Positive/negative relationship for a binary variable in a linear regression

Question

I have a linear regression with multiple independent variables. One of the variables is binary. If the parameter estimates are positive or negative, does it share the same positive/negative relationship with the dependent variable as a continuous variable? So would the binary variable with a 1 value have higher dependent variable value than those with a 0 value if it was a positive relationship?

Answer 1

Looks like you might be missing a term (model in comments)

$$y=x\cdot g+a+g$$

Not sure I follow the notation you're using, so correct me if I'm wrong: but it looks like you're saying (if $a$ is a constant, $x$ the continuous regressor and $g$ a binary variable).
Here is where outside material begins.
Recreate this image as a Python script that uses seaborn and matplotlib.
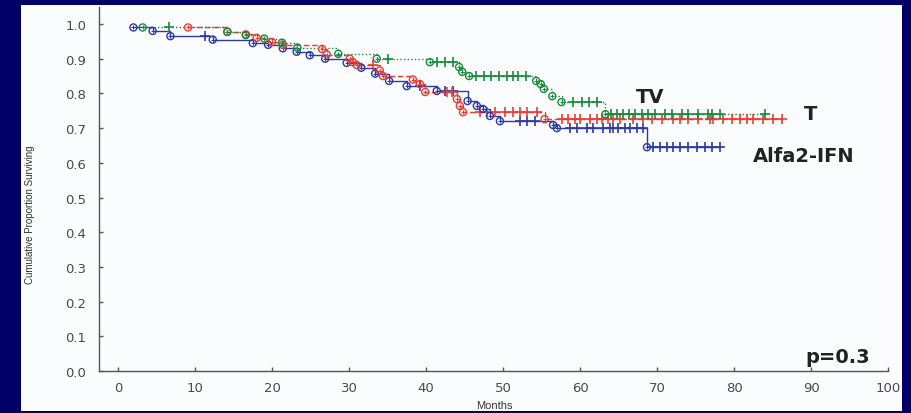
import numpy as np
import pandas as pd
import matplotlib
matplotlib.use("Agg")
import matplotlib.pyplot as plt
from matplotlib.patches import Rectangle
import seaborn as sns

# ---- survival data (months, cumulative proportion surviving) ----
groups = ["Alfa2-IFN", "T", "TV"]

ifn_event_t = [2.0, 4.5, 6.8, 12.3, 17.5, 19.5, 21.4, 23.2, 24.9, 26.9, 29.7, 31.6,
               33.4, 35.2, 37.5, 41.4, 45.4, 46.6, 47.4, 48.3, 49.6, 56.5, 57.0, 68.7]
ifn_event_s = [0.99, 0.98, 0.965, 0.955, 0.945, 0.94, 0.93, 0.92, 0.91, 0.90, 0.888, 0.874,
               0.857, 0.836, 0.821, 0.807, 0.778, 0.764, 0.755, 0.735, 0.72, 0.709, 0.70, 0.645]
ifn_censor_t = [11.3, 39.2, 42.5, 43.5, 52.2, 53.1, 54.1, 58.7, 59.6, 60.9, 61.7, 63.0,
                63.9, 64.3, 64.9, 65.8, 66.5, 67.4, 68.2, 69.5, 70.4, 71.3, 72.1, 73.0,
                74.0, 75.2, 76.2, 77.1, 78.2]

t_event_t = [9.1, 14.2, 16.6, 18.0, 20.0, 21.4, 26.5, 27.1, 30.1, 30.5, 31.0, 34.0,
             34.4, 38.3, 39.2, 39.9, 44.0, 44.4, 44.8, 55.4]
t_event_s = [0.99, 0.978, 0.97, 0.96, 0.948, 0.94, 0.928, 0.912, 0.90, 0.89, 0.882, 0.866,
             0.85, 0.84, 0.827, 0.804, 0.784, 0.764, 0.746, 0.726]
t_censor_t = [33.1, 42.7, 43.4, 47.0, 47.9, 49.0, 50.3, 51.3, 52.2, 53.1, 54.4, 57.7,
              58.4, 59.4, 60.0, 61.3, 62.2, 62.9, 63.6, 64.3, 65.2, 66.9, 68.2, 69.4,
              70.6, 72.1, 73.0, 74.0, 75.3, 76.9, 77.3, 78.6, 79.7, 80.8, 81.7, 82.5,
              83.8, 85.1, 86.2]

tv_event_t = [3.2, 14.2, 16.6, 19.0, 21.3, 23.3, 28.6, 33.6, 40.5, 44.3, 44.7, 45.6,
              54.3, 54.9, 55.3, 56.4, 57.6, 63.3]
tv_event_s = [0.99, 0.977, 0.968, 0.958, 0.946, 0.932, 0.914, 0.90, 0.89, 0.876, 0.862, 0.85,
              0.836, 0.827, 0.813, 0.792, 0.775, 0.74]
tv_censor_t = [6.6, 35.0, 41.4, 42.5, 43.5, 46.5, 47.5, 48.5, 49.5, 50.5, 51.3, 52.0,
               53.0, 59.1, 60.3, 61.2, 62.2, 64.0, 64.8, 65.6, 66.4, 67.2, 68.0, 68.8,
               69.8, 71.0, 72.0, 73.3, 74.0, 75.3, 76.6, 77.2, 78.2, 84.0]

group_colors = {"Alfa2-IFN": "#2b3aa6", "T": "#ee3b32", "TV": "#188a3c"}
group_styles = {"Alfa2-IFN": "-", "T": (0, (4, 2)), "TV": (0, (1, 1.6))}

series = {
    "Alfa2-IFN": (ifn_event_t, ifn_event_s, ifn_censor_t),
    "T": (t_event_t, t_event_s, t_censor_t),
    "TV": (tv_event_t, tv_event_s, tv_censor_t),
}


def survival_at(times, ev_t, ev_s):
    ev_t = np.asarray(ev_t)
    ev_s = np.asarray(ev_s)
    idx = np.searchsorted(ev_t, times, side="right") - 1
    idx = np.clip(idx, 0, len(ev_s) - 1)
    return ev_s[idx]


frames = []
for g in groups:
    ev_t, ev_s, c_t = series[g]
    c_s = survival_at(np.asarray(c_t), ev_t, ev_s)
    frames.append(pd.DataFrame({"group": g, "month": ev_t, "surv": ev_s, "kind": "event"}))
    frames.append(pd.DataFrame({"group": g, "month": c_t, "surv": c_s, "kind": "censor"}))
df = pd.concat(frames, ignore_index=True).sort_values(["group", "month"])

# ---- figure ----
sns.set_style("white")
plt.rcParams["font.family"] = ["DejaVu Sans"]

fig = plt.figure(figsize=(9.12, 4.14), dpi=100, facecolor="#000066")
panel = Rectangle((21 / 912, 2 / 414), 881 / 912, 406 / 414,
                  transform=fig.transFigure, facecolor="#fbfcfe",
                  edgecolor="none", zorder=-10)
fig.add_artist(panel)
ax = fig.add_axes([99 / 912, 1 - 372 / 414, (888 - 99) / 912, (372 - 8) / 414])
ax.set_facecolor("none")
ax.set_zorder(1)

for g in groups:
    sub = df[df["group"] == g]
    sns.lineplot(data=sub, x="month", y="surv", color=group_colors[g],
                 linestyle=group_styles[g], drawstyle="steps-post",
                 estimator=None, sort=True, linewidth=1.0, ax=ax, legend=False)
    ev = sub[sub["kind"] == "event"]
    ce = sub[sub["kind"] == "censor"]
    sns.scatterplot(data=ce, x="month", y="surv", marker="+", color=group_colors[g],
                    s=50, linewidth=1.2, ax=ax, legend=False, zorder=4)
    sns.scatterplot(data=ev, x="month", y="surv", marker="o", facecolor="none",
                    edgecolor=group_colors[g], s=26, linewidth=1.0, ax=ax,
                    legend=False, zorder=5)
    sns.scatterplot(data=ev, x="month", y="surv", marker="+", color=group_colors[g],
                    s=10, linewidth=0.7, ax=ax, legend=False, zorder=5)

ax.set_xlim(-2.47, 100)
ax.set_ylim(0, 1.049)
ax.set_xticks(np.arange(0, 101, 10))
ax.set_yticks(np.round(np.arange(0, 1.01, 0.1), 1))
ax.set_yticklabels([f"{v:.1f}" for v in np.arange(0, 1.01, 0.1)])
ax.tick_params(direction="in", length=3, width=1, color="#555555",
               labelcolor="#4a4a4a", labelsize=9.5, bottom=True, left=True)
ax.tick_params(axis="y", pad=9)
ax.tick_params(axis="x", pad=7)
for side in ["top", "right"]:
    ax.spines[side].set_visible(False)
for side in ["left", "bottom"]:
    ax.spines[side].set_color("#555555")
    ax.spines[side].set_linewidth(1.0)
ax.set_xlabel("")
ax.set_ylabel("")

fig.text(30 / 912, 1 - 215 / 414, "Cumulative Proportion Surviving", rotation=90,
         ha="center", va="center", fontsize=7, color="#333333",
         family="Liberation Sans")
fig.text(494 / 912, 1 - 406 / 414, "Months", ha="center", va="center",
         fontsize=8, color="#333333", family="Liberation Sans")

label_kw = dict(fontsize=14, fontweight="bold", color="#222222", ha="center", va="center")
ax.text(69.1, 0.7925, "TV", **label_kw)
ax.text(89.9, 0.741, "T", **label_kw)
ax.text(89.0, 0.622, "Alfa2-IFN", **label_kw)
ax.text(93.5, 0.043, "p=0.3", **label_kw)

fig.savefig("out.png", dpi=100, facecolor=fig.get_facecolor())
I interpret this as:

$$y = \alpha + \beta_1 g x + \beta_2 g$$

This would fit a flat line (no slope) where $g=0$. I would suggest trying

$$y = \alpha + \beta_1 g x + \beta_2 g + \beta_3 x$$

so that if $g=0$ the slope changes rather than goes horizontal.

To answer your original question in a very simple model:

$$y = \beta g$$

Then $\beta > 0$ implies a positive relationship with the dependent variable. The same is true if you add more terms in.

The interpretation would get more complicated if you add interaction terms (it would help to see more detailed output from your model).